If I were going to rebate this frame (for glass, backing, etc.) I would cut the rebates now while the pieces are flat and rectangular. (I left these out for this demonstration, choosing to focus on the making of the mitered half laps per se, rather than a complete picture frame with all the bells and whistles.)

Using the dividers, mark off a 45-degree miter cut line on the end of just one workpiece. Using the appropriate 45-degree detent, align the saw blade just inboard of that line. Now set the length stop against the opposite end of the workpiece and tighten it down.

N.B. The saw kerf should lie fully on the workpiece and not at all on the waste side of the line. In other words I am making this kerf just inboard of the actual corner of the workpiece. Doing so will ensure that there will be a sawblade’s thickness of excess material to trim off the joint later, making for a perfectly flush finished edge. 

Using this one detent setting, make the 45-degree miter cut on one end of each workpiece, using the length stop to ensure that all the cuts are made identically on each workpiece.

Leaving the length stop in position, and changing to the 0-degree detent setting, make the perpendicular shoulder cuts on the underside of the appropriate pair of frame pieces. Doing it this way ensures automatic alignment of the cuts on opposite faces of each work piece.

The side of the workpiece that is face-down in this photo has the 45-degree miter cut on it. Observe that by leaving the length stop in place and merely using the 0-degree detent, this perpendicular shoulder cut on the opposite face will align perfectly with the end of the prior miter cut.

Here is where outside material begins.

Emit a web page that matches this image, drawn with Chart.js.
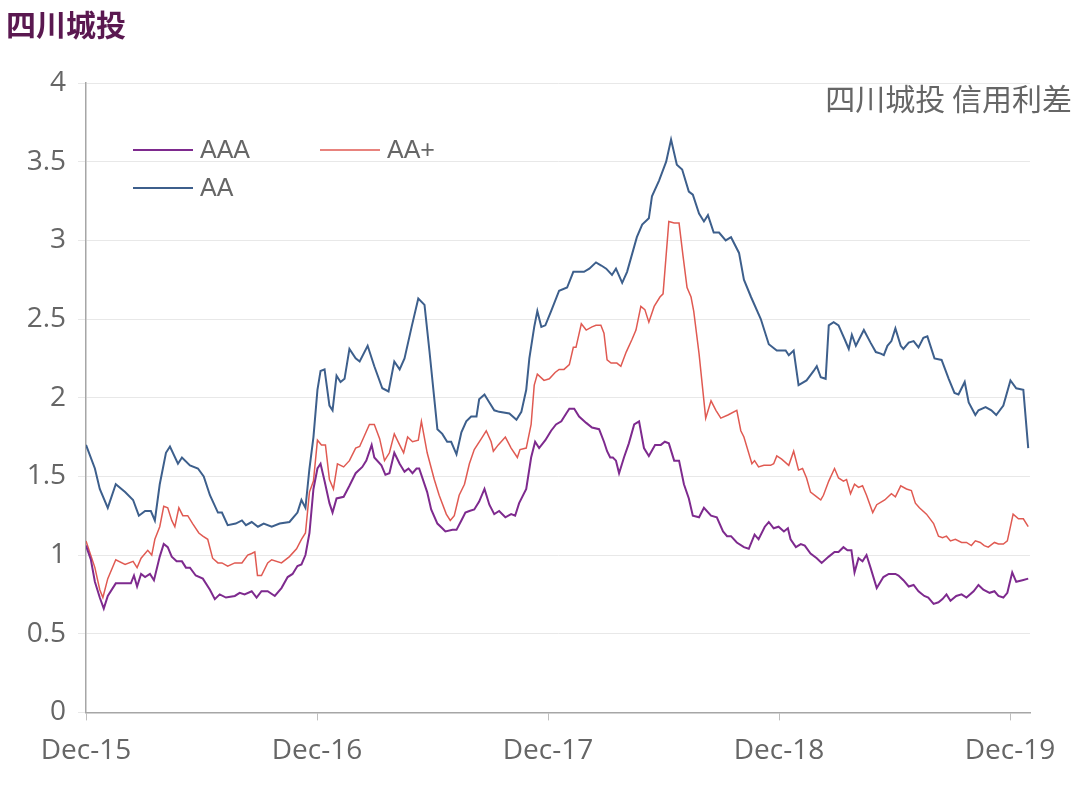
<!DOCTYPE html>
<html><head><meta charset="utf-8">
<script src="https://cdn.jsdelivr.net/npm/chart.js@4"></script>
<style>
body{margin:0;background:#fff;width:1080px;height:790px;overflow:hidden;font-family:"Noto Sans CJK SC","Noto Sans",sans-serif}
#t{position:absolute;left:6px;top:1px;font-size:30px;font-weight:bold;color:#5a1850}
#wrap{position:absolute;left:0;top:0;width:1080px;height:790px}
</style></head><body>
<div id="wrap"><canvas id="c" width="1080" height="790"></canvas></div>
<div id="t">四川城投</div>
<script>
const xTickWeeks=[0,52,104,156,208];
const xTickLabels=["Dec-15","Dec-16","Dec-17","Dec-18","Dec-19"];
const seriesNames=["AAA","AA+","AA"];
const aaaWeeks=[0,1.1,2,3.1,4,4.9,6.7,8.8,10.1,10.8,11.5,12.4,13.3,14.4,15.3,16.6,17.5,18.4,19.3,20.4,21.6,22.5,23.4,24.7,26.3,27.9,29,30.1,31.5,33.5,34.6,35.7,37.3,38.4,39.5,40.9,42.5,44,45.4,46.5,47.6,48.5,49.4,50.3,51.2,52.1,52.8,53.7,54.8,55.5,56.4,58,59.3,60.7,62.2,63.1,64.3,64.9,66.5,67.4,68.3,69.4,70.6,71.7,72.6,73.5,74.4,75,76.8,77.7,79.1,80.2,80.9,82.5,83.4,84.5,85.4,86.3,87.4,88.5,89.7,90.8,91.9,93,94.4,95.7,96.6,97.5,99.1,100.2,101.1,102,103.4,104.7,105.8,107,108.1,108.8,109.9,111,112.6,113.9,115.5,116.6,117.3,118,118.6,119.3,120,121.1,122.2,123.4,124.5,125.6,126.7,128.1,129.4,130.3,131.2,132.4,133.5,134.6,135.7,136.6,138,139.1,140.7,142,143.4,144.3,145.2,146.5,148.1,149.2,150.5,151.4,152.8,153.7,154.8,155.9,157.1,158,158.6,159.8,160.9,161.8,163.1,164.5,165.6,167.2,168.5,169.4,170.5,171.4,172.3,173,173.9,174.8,175.7,176.6,178,179.5,180.7,182.2,182.9,184,185.2,186.3,187.4,188.7,189.6,190.8,191.9,192.8,193.7,194.6,195.9,197.1,198.2,199.8,200.9,202,203.4,204.5,205.4,206.5,207.4,208.5,209.4,210.8,212.1];
const aaaValues=[1.06,0.97,0.83,0.73,0.66,0.74,0.82,0.82,0.82,0.87,0.80,0.88,0.86,0.88,0.84,0.99,1.07,1.05,0.99,0.96,0.96,0.92,0.92,0.87,0.85,0.78,0.72,0.75,0.73,0.74,0.76,0.75,0.77,0.73,0.77,0.77,0.74,0.79,0.86,0.88,0.93,0.94,1.00,1.14,1.42,1.55,1.58,1.47,1.33,1.27,1.36,1.37,1.44,1.52,1.56,1.60,1.70,1.62,1.57,1.51,1.52,1.65,1.58,1.53,1.55,1.52,1.55,1.55,1.40,1.29,1.20,1.17,1.15,1.16,1.16,1.22,1.27,1.28,1.29,1.34,1.42,1.32,1.26,1.28,1.24,1.26,1.25,1.33,1.42,1.62,1.72,1.68,1.73,1.79,1.83,1.85,1.90,1.93,1.93,1.88,1.84,1.81,1.80,1.72,1.66,1.62,1.62,1.60,1.52,1.62,1.71,1.83,1.85,1.68,1.63,1.70,1.70,1.72,1.71,1.60,1.60,1.45,1.36,1.25,1.24,1.30,1.25,1.24,1.15,1.12,1.12,1.08,1.05,1.04,1.13,1.10,1.18,1.21,1.17,1.18,1.15,1.17,1.10,1.05,1.07,1.06,1.01,0.98,0.95,0.99,1.02,1.02,1.05,1.03,1.03,0.89,0.98,0.96,1.00,0.92,0.79,0.86,0.88,0.88,0.87,0.84,0.80,0.81,0.77,0.74,0.73,0.69,0.70,0.72,0.75,0.71,0.74,0.75,0.73,0.77,0.81,0.78,0.76,0.77,0.74,0.73,0.76,0.89,0.83,0.84,0.85];
const aapWeeks=[0,2,3.1,3.8,4.9,6.7,8.8,10.6,11.5,12.4,13.9,14.8,15.5,16.6,17.5,18.4,19.3,20,20.9,21.8,22.9,24,25.4,26.3,27.4,28.5,29.7,30.6,31.9,33.5,35.1,36.4,37.3,38,38.6,39.5,40.9,41.8,44,45.8,47.4,48.5,49.4,50.3,51.2,52.1,53,53.9,54.8,55.7,56.6,58,59.3,60.7,61.6,62.7,63.8,64.9,66.1,67.2,68.3,69.4,70.6,71.5,72.4,73.5,74.8,75.5,76.8,78.4,79.5,81.1,82,82.9,84,85.2,86.3,87.4,89,90.1,91.2,91.7,92.8,94.4,95.7,97.1,97.7,99.1,100.2,100.9,101.6,103.1,104.3,105.6,106.5,107.6,108.8,109.7,110.3,111.5,112.6,113.9,114.8,115.9,116.6,117.3,118.2,119.5,120.4,121.6,122.9,123.8,124.9,125.8,126.7,127.9,129.2,129.9,131.2,132.4,133.5,134.4,135.3,136.2,136.8,138,139.5,140.7,141.8,142.9,144.5,146.5,147.4,148.1,149.9,150.5,151.4,152.6,154.1,154.8,155.5,156.6,158.2,159.3,160.4,161.3,162.2,163.1,164.5,165.4,166,167.2,168.5,169.4,170.5,171.2,172.1,173,173.9,174.8,175.7,177.1,178,179.8,181.3,182.2,183.4,184.7,185.8,186.7,187.6,189.2,190.8,191.9,192.8,193.7,194.6,195.7,197.1,198.2,199.3,200.2,201.3,202.2,203.1,204.5,205.4,206.5,207.4,208.7,209.9,211,212.1];
const aapValues=[1.09,0.92,0.78,0.73,0.85,0.97,0.94,0.96,0.92,0.98,1.03,1.00,1.10,1.18,1.31,1.30,1.22,1.18,1.30,1.25,1.25,1.20,1.14,1.12,1.10,0.98,0.95,0.95,0.93,0.95,0.95,1.00,1.01,1.02,0.87,0.87,0.95,0.97,0.95,0.99,1.04,1.10,1.14,1.40,1.47,1.73,1.70,1.70,1.48,1.42,1.58,1.56,1.60,1.68,1.69,1.76,1.83,1.83,1.74,1.60,1.65,1.77,1.70,1.65,1.75,1.72,1.73,1.85,1.65,1.48,1.38,1.26,1.22,1.25,1.38,1.45,1.58,1.67,1.74,1.79,1.72,1.66,1.70,1.75,1.68,1.62,1.67,1.68,1.83,2.08,2.15,2.11,2.12,2.16,2.18,2.18,2.21,2.32,2.32,2.47,2.43,2.45,2.46,2.46,2.41,2.24,2.22,2.22,2.20,2.29,2.37,2.43,2.58,2.56,2.48,2.58,2.64,2.66,3.12,3.11,3.11,2.90,2.70,2.64,2.55,2.28,1.87,1.98,1.92,1.87,1.89,1.92,1.79,1.75,1.58,1.60,1.56,1.57,1.57,1.58,1.63,1.61,1.57,1.66,1.54,1.55,1.49,1.40,1.37,1.35,1.38,1.47,1.55,1.49,1.47,1.48,1.39,1.45,1.43,1.44,1.38,1.27,1.32,1.35,1.39,1.37,1.44,1.42,1.41,1.33,1.30,1.26,1.20,1.12,1.11,1.12,1.09,1.10,1.08,1.08,1.06,1.09,1.08,1.06,1.05,1.08,1.07,1.07,1.09,1.26,1.23,1.23,1.18];
const aaWeeks=[0,2,3.1,4.9,6.7,8.8,10.6,11.9,13.3,14.6,15.5,16.6,18,18.9,20.7,21.6,23.4,25.2,26.5,27.9,29.7,30.6,31.9,33.7,35.1,36,37.3,38.7,40,41.8,43.6,45.8,47.6,48.5,49.4,50.3,51.2,52.1,52.8,53.7,54.8,55.5,56.4,57.3,58.2,59.3,60.7,61.6,63.4,64.9,66.7,68.1,69.4,70.6,71.7,73.3,74.8,76.2,77.3,79.1,80.2,81.3,82.2,83.4,84.5,85.6,86.7,87.9,88.5,89.7,90.8,91.9,93,95.3,96.9,98,99.1,99.8,100.9,101.6,102.5,103.4,104.7,106.5,108.3,109.7,111,112.1,113.3,114.8,116,117.1,118.4,119.3,120.7,121.8,124,125.2,126.7,127.4,129,130.6,131.7,133,134.2,135.7,136.6,138,139.1,140,141.3,142.5,144,145.2,147,148.1,149.7,151.9,153.7,155.5,157.5,158.2,159.3,160.4,162.2,163.8,164.5,165.4,166.5,167.2,168.3,169.4,170.8,171.7,172.4,173.3,175.1,176.6,177.8,178.9,179.6,180.4,181.3,182.2,183.4,184,185.2,186.3,187.4,188.5,189.4,191,192.6,194.2,195.5,196.4,197.8,198.7,200.2,200.9,202.5,203.8,204.9,206.5,208.1,209.4,211,212.1];
const aaValues=[1.70,1.55,1.42,1.30,1.45,1.40,1.35,1.25,1.28,1.28,1.22,1.45,1.65,1.69,1.58,1.62,1.57,1.55,1.50,1.38,1.27,1.27,1.19,1.20,1.22,1.19,1.21,1.18,1.20,1.18,1.20,1.21,1.27,1.35,1.30,1.55,1.75,2.05,2.17,2.18,1.95,1.92,2.14,2.10,2.12,2.31,2.25,2.23,2.33,2.20,2.06,2.04,2.23,2.18,2.25,2.45,2.63,2.59,2.30,1.80,1.77,1.72,1.72,1.64,1.78,1.85,1.88,1.88,1.99,2.02,1.97,1.92,1.91,1.90,1.86,1.91,2.05,2.25,2.45,2.55,2.45,2.46,2.55,2.68,2.70,2.80,2.80,2.80,2.82,2.86,2.84,2.82,2.78,2.82,2.73,2.80,3.02,3.10,3.14,3.28,3.38,3.50,3.64,3.48,3.45,3.31,3.29,3.17,3.12,3.16,3.05,3.05,3.00,3.02,2.92,2.75,2.64,2.50,2.34,2.30,2.30,2.27,2.30,2.08,2.11,2.17,2.20,2.13,2.12,2.46,2.48,2.46,2.37,2.31,2.40,2.33,2.43,2.35,2.29,2.28,2.27,2.33,2.36,2.44,2.33,2.31,2.35,2.36,2.32,2.38,2.39,2.25,2.24,2.12,2.03,2.02,2.10,1.97,1.89,1.92,1.94,1.92,1.89,1.95,2.11,2.06,2.05,1.68];
const colors=["#7e2a8e","#e05a52","#3d5f8c"];
const pts=(w,v)=>w.map((x,i)=>({x:x,y:v[i]}));
const legendPlugin={id:'lg',afterDraw(ch){const c=ch.ctx;c.save();c.font='25px "Liberation Sans", Arial';c.textBaseline='middle';
 const items=[[133,150,0,2],[320,150,1,1.5],[133,188,2,2]];
 items.forEach(([x,y,i,lw])=>{c.strokeStyle=colors[i];c.lineWidth=lw;c.beginPath();c.moveTo(x,y);c.lineTo(x+60,y);c.stroke();c.fillStyle='#666666';c.fillText(seriesNames[i],x+67,y+1);});
 c.font='30px "Noto Sans CJK SC"';c.textAlign='right';c.fillStyle='#666666';c.fillText('四川城投 信用利差',1072,99);c.restore();}};
new Chart(document.getElementById('c'),{type:'line',
 data:{datasets:[
  {label:seriesNames[0],data:pts(aaaWeeks,aaaValues),borderColor:colors[0],borderWidth:2},
  {label:seriesNames[1],data:pts(aapWeeks,aapValues),borderColor:colors[1],borderWidth:1.5},
  {label:seriesNames[2],data:pts(aaWeeks,aaValues),borderColor:colors[2],borderWidth:2}]},
 options:{responsive:false,animation:false,devicePixelRatio:1,
  elements:{point:{radius:0},line:{tension:0}},
  layout:{padding:{top:83,right:50,bottom:8,left:0}},
  plugins:{legend:{display:false},tooltip:{enabled:false}},
  scales:{
   x:{type:'linear',min:0,max:212.5,
    afterBuildTicks:a=>{a.ticks=xTickWeeks.map(v=>({value:v}));},
    ticks:{autoSkip:false,maxRotation:0,padding:14,color:'#666666',font:{size:28,family:'"Open Sans","Liberation Sans"'},callback:(v)=>xTickLabels[xTickWeeks.indexOf(v)]},
    grid:{display:true,drawOnChartArea:false,tickLength:8,color:'#bfbfbf'},border:{color:'#a6a6a6',width:1.5}},
   y:{min:0,max:4,afterFit:s=>{s.width=86;},
    ticks:{stepSize:0.5,padding:12,color:'#666666',font:{size:28,family:'"Open Sans","Liberation Sans"'},callback:v=>String(v)},
    grid:{color:'#e8e8e8',borderDash:[2,3],drawTicks:true,tickLength:8},border:{color:'#a6a6a6',width:1.5,dash:[]}}}},
 plugins:[legendPlugin]});
</script></body></html>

Your cuts on the underside of the frame so far should look like this:

Now using the other 45-degree detent setting, cut the remaining miters on the other ends of the frame members, resetting the length stop to ensure that you make identical cuts on each piece. When setting the length stop you want to be certain that the cut you are about to make aligns with the perpendicular shoulder on the underside of the workpiece. This is the most critical cut you’re going to make. Take your time to align it properly.

Move the length stop out of the way. Make a series of perpendicular saw kerfs from the shoulders all the way to the ends of the workpiece.

Make a series of 45-degree cuts from the miter shoulder all the way to the end of each workpiece. Be careful that you do this on the correct face of each workpiece! The horizontal members get this treatment on “front” face, and the vertical members on the “rear” face. Therefore the photo shows an error on my part, where I made a second cut on the wrong face of the left hand vertical member. Fortunately for me, this will be easily corrected in the next step. (Astute observers will also note that the right hand frame member should be turned end-for-end. I positioned it incorrectly when snapping this photo.)

N.B. There are two errors in this photo: 1) The right hand vertical member should be rotated 180 degrees (end for end), and 2) the second saw cut on the upper left vertical frame member need not have been made.

Reset the depth stops such that from now on you will cut all the way through the workpiece.

Cut off the mitered ends from the appropriate pair of frame members. (If you enlarge this photo below, you will see that there are 45-degree saw cuts on the bottom face of the vertical members.)

Note that the undersides of the vertical frame members have rows of 45-degree saw cuts too.

Using a chisel,chip out the waste and roughly level all of the miter joint surfaces, taking care to stay above the marked centerline of the workpiece.

Using a router hand plane whose cutter is set precisely to one half the thickness of the workpieces, finely level the miter joint surfaces.
[photo missing]

Dry fit your frame.

With a careful sawing and leveling your miters should be tight. The slight bit sticking out on the left is the intended result of making the miter shoulder cut just inboard of the corner of the workpiece, and will be trimmed flush later.

Make any necessary fine adjustments with the chisel or router plane, then glue up the frame.

After the glue has dried, trim off the excess bits with a sharp block plane.

The completed frame, ready to be sanded and finished to your liking.

You now have a mitered frame that is as rock solid as can be. Enjoy!

It so happens that I rediscovered this example frame 6 years after I wrote this article. It had been left in an unheated garage all that while, waiting to be used for some purpose or other. It is still as solid and tight and flat as the day I made it, a testament to the strength of half lap joints.